_Task goal_
Leave the pictures out and quote every line from the start of the listing to the line with "Marketable Treasury Debt</text>", inclusive.
* * * * * * * * *
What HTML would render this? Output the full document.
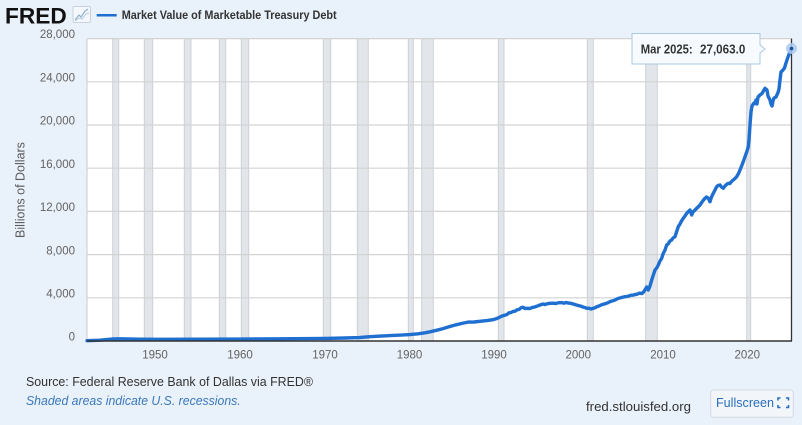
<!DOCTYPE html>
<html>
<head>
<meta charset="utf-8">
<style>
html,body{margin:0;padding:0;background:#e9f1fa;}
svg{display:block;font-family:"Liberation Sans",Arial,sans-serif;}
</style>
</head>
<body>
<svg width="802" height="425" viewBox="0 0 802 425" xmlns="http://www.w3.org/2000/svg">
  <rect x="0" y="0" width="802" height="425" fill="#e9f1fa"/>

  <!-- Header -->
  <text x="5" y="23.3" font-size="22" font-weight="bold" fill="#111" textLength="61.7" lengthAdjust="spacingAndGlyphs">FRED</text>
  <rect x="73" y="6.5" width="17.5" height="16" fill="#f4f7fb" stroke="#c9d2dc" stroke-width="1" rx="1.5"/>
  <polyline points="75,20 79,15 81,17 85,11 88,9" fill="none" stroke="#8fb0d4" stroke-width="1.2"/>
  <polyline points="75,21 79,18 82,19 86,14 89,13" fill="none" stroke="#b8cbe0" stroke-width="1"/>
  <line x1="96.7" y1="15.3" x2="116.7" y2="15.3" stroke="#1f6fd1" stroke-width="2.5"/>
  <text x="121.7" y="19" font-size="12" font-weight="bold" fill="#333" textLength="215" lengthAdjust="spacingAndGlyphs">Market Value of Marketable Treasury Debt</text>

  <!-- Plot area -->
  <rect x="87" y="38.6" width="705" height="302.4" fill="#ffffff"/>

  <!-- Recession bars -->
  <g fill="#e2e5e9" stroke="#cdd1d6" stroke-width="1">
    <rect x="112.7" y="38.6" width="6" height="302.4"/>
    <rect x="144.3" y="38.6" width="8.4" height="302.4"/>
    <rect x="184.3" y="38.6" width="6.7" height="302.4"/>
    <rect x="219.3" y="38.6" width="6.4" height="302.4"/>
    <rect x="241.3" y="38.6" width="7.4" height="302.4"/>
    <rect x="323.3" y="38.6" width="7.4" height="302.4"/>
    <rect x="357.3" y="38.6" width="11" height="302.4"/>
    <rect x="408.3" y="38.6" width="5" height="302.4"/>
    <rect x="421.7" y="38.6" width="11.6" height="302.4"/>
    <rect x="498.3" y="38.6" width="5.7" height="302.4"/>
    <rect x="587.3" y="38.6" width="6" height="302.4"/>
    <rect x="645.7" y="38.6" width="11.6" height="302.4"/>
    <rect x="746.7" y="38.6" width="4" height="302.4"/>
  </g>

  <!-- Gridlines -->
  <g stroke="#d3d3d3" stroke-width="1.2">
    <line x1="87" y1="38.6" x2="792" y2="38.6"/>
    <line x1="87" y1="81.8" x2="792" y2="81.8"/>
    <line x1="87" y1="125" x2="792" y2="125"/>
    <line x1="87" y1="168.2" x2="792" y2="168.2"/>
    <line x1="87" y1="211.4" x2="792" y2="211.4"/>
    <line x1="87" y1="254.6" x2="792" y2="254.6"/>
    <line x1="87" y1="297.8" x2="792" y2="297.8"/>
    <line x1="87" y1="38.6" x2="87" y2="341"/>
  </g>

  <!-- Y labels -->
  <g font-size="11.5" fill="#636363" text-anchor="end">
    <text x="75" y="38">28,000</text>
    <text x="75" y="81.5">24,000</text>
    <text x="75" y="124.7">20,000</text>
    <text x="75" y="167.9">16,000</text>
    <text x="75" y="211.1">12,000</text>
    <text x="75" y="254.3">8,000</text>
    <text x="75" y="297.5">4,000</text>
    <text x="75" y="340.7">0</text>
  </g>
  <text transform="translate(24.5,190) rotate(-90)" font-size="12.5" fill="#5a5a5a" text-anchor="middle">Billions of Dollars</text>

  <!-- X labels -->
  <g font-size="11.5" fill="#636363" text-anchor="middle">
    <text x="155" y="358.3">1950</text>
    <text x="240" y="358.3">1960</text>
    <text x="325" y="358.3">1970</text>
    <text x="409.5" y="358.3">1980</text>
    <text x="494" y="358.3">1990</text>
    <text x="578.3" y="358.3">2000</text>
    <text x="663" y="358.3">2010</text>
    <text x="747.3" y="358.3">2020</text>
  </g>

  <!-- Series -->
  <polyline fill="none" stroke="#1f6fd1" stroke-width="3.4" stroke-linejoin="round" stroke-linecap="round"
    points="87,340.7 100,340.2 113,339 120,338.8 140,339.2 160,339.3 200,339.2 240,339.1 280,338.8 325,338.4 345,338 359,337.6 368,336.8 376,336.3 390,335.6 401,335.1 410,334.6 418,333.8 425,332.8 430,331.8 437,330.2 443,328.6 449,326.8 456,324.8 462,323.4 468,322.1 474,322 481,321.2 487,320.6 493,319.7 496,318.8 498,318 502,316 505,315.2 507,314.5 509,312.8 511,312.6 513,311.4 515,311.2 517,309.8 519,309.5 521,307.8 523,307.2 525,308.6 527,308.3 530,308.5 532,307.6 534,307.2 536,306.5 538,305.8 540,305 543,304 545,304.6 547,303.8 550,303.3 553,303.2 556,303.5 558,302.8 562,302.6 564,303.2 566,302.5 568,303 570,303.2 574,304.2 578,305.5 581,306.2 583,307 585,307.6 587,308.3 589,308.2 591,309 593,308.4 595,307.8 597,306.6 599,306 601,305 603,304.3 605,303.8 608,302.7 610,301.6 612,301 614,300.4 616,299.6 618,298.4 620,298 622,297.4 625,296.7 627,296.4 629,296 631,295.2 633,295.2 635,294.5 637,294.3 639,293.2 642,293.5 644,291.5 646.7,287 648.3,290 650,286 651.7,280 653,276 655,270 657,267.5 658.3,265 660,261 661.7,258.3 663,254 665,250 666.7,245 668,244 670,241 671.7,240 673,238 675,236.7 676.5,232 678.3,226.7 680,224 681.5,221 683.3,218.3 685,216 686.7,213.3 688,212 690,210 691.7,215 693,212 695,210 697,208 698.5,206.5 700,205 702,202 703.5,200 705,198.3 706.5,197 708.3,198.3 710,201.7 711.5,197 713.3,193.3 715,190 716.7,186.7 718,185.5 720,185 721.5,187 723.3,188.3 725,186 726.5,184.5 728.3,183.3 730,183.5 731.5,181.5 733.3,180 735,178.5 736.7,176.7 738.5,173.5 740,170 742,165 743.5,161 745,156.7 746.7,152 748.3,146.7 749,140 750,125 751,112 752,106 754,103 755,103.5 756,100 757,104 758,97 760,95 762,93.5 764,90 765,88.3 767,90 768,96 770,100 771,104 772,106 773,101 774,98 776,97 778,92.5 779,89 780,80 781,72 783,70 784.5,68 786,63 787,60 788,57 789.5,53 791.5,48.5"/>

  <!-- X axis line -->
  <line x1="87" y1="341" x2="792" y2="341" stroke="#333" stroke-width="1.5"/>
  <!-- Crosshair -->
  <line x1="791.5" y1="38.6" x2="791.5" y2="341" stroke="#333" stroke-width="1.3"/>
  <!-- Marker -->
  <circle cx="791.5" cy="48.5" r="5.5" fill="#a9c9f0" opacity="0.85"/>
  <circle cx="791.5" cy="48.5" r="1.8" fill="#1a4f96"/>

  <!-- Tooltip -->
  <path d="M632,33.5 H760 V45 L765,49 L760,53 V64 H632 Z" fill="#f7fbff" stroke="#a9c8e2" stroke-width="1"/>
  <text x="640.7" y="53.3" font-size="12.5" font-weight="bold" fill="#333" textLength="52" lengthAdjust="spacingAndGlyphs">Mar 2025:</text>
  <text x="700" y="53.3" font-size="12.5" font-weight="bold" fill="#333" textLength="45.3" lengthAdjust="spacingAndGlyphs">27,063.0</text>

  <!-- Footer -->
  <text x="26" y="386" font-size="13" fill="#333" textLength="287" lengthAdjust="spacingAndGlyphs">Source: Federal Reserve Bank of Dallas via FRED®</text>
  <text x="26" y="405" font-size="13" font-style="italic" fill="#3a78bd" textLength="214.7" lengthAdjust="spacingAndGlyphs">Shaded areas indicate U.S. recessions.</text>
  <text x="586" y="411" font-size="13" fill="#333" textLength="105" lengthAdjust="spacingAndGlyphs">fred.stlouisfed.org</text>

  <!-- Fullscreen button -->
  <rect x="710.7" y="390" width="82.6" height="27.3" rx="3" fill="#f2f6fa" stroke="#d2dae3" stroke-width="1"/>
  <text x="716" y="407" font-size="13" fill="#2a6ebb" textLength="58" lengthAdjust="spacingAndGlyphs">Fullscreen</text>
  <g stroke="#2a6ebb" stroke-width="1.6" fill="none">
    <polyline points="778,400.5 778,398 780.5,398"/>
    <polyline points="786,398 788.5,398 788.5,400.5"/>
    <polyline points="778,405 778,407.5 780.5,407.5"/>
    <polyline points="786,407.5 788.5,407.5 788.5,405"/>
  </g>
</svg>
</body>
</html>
* * * * * * * * *
_Finished task_
What HTML would render this? Output the full document.
<!DOCTYPE html>
<html>
<head>
<meta charset="utf-8">
<style>
html,body{margin:0;padding:0;background:#e9f1fa;}
svg{display:block;font-family:"Liberation Sans",Arial,sans-serif;}
</style>
</head>
<body>
<svg width="802" height="425" viewBox="0 0 802 425" xmlns="http://www.w3.org/2000/svg">
  <rect x="0" y="0" width="802" height="425" fill="#e9f1fa"/>

  <!-- Header -->
  <text x="5" y="23.3" font-size="22" font-weight="bold" fill="#111" textLength="61.7" lengthAdjust="spacingAndGlyphs">FRED</text>
  <rect x="73" y="6.5" width="17.5" height="16" fill="#f4f7fb" stroke="#c9d2dc" stroke-width="1" rx="1.5"/>
  <polyline points="75,20 79,15 81,17 85,11 88,9" fill="none" stroke="#8fb0d4" stroke-width="1.2"/>
  <polyline points="75,21 79,18 82,19 86,14 89,13" fill="none" stroke="#b8cbe0" stroke-width="1"/>
  <line x1="96.7" y1="15.3" x2="116.7" y2="15.3" stroke="#1f6fd1" stroke-width="2.5"/>
  <text x="121.7" y="19" font-size="12" font-weight="bold" fill="#333" textLength="215" lengthAdjust="spacingAndGlyphs">Market Value of Marketable Treasury Debt</text>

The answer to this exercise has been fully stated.